Ponieważ Kulczyk nie zainwestował w Lecha, sytuacja klubu nie jest różowa. Czy wy to odczuwacie, jeśli chodzi o zaległości w wypłatach?

- Tak, sytuacja jest teraz naprawdę bardzo ciężka. Działacze robią jednak wszystko, żeby pozyskać sponsorów. Wydaje mi się jednak, że zbytnio skoncentrowali się na panu Kulczyku. To dzisiaj odbija się czkawką na kondycji finansowej klubu. I oczywiście na nas - piłkarzach. Wiemy, że klub ma wielu wierzycieli, którzy muszą być spłacani przed nami. My w tej kolejce jesteśmy na końcu, ale w dalszym ciągu mamy zaufanie do zarządu. Wiemy, że w końcu przyjdzie taki moment, że zostaną spłacone zaległości. I w przyjemniejszej atmosferze będziemy rozpoczynać następną rundę.

Myślisz jeszcze o grze w reprezentacji Polski?

- Na pewno. Piotrek Świerczewski motywował swój powrót do Polski chęcią powrotu do kadry. A ja nie czuję się gorszy od niego, więc też chciałbym grać w reprezentacji.
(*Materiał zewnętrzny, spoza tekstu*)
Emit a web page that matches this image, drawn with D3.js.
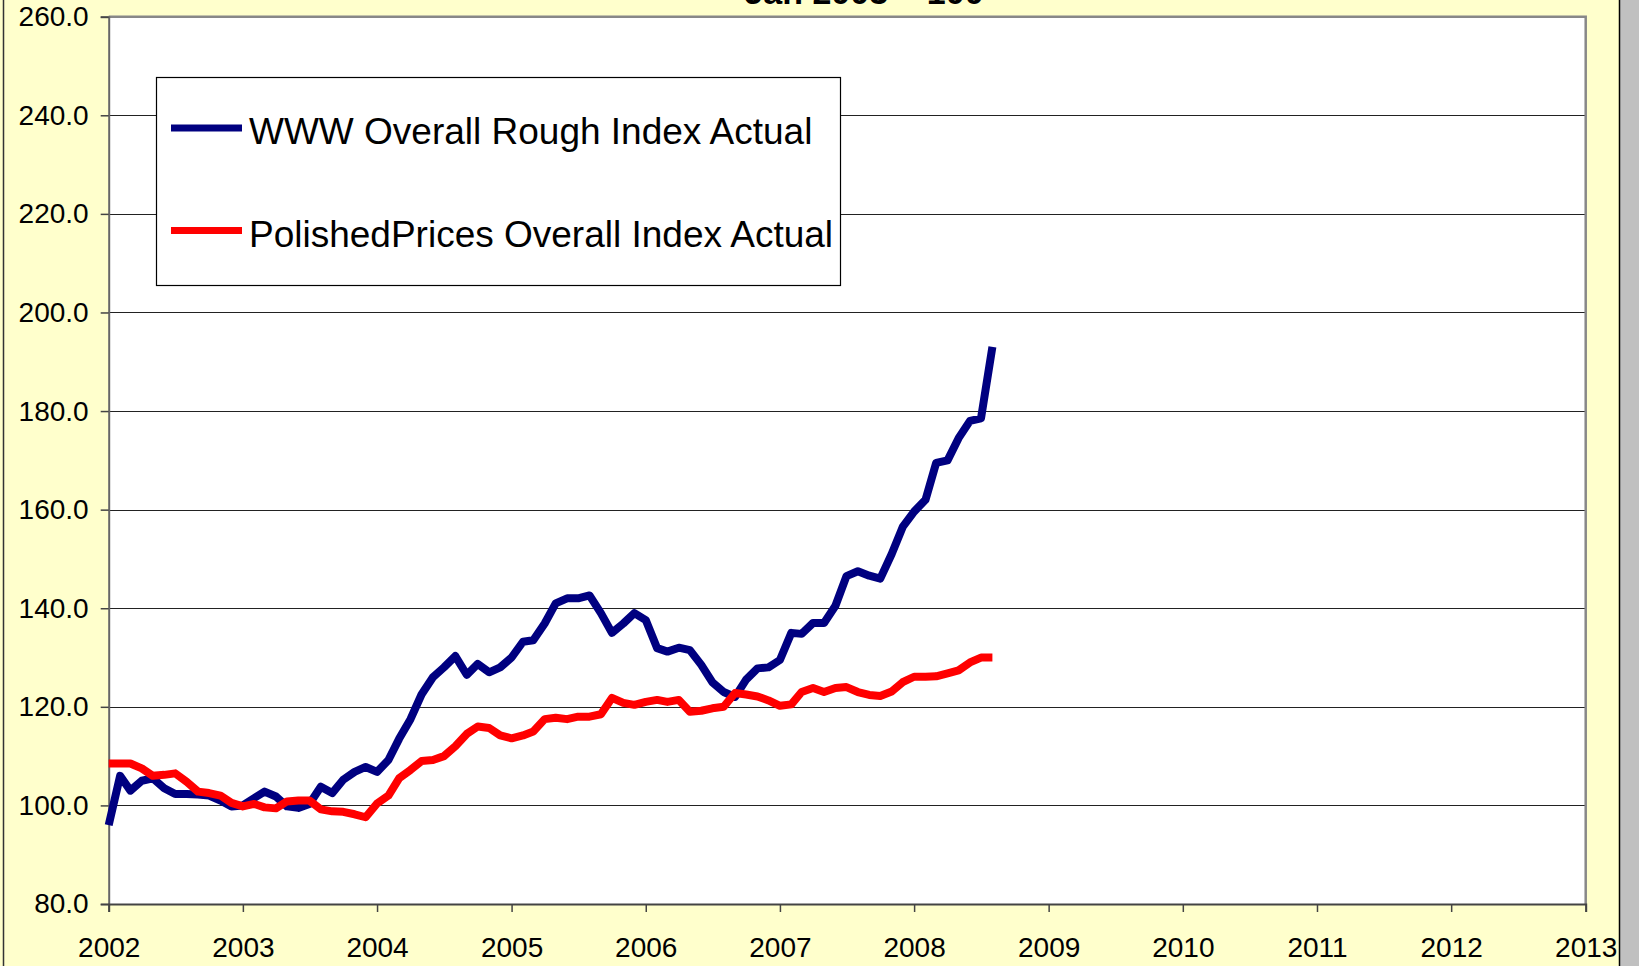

Zresztą ja uważam, że trener powinien powoływać najlepszych w danym momencie piłkarzy. Jak słyszę o czymś takim, że budujemy drużynę, to jestem wkurzony. Budować to można dom, albo drużynę klubową. Do reprezentacji natomiast powinien trafiać każdy, kto jest aktualnie w dobrej formie i legitymuje się polskim paszportem. Nie można przy tym patrzeć w metrykę. Przykład Frediego Bobicia, który wrócił do kadry w wieku 33 lat, jest tutaj najlepszy. On strzela bramki w każdym spotkaniu, a reprezentacja Niemiec wygrywa i wszyscy są zadowoleni.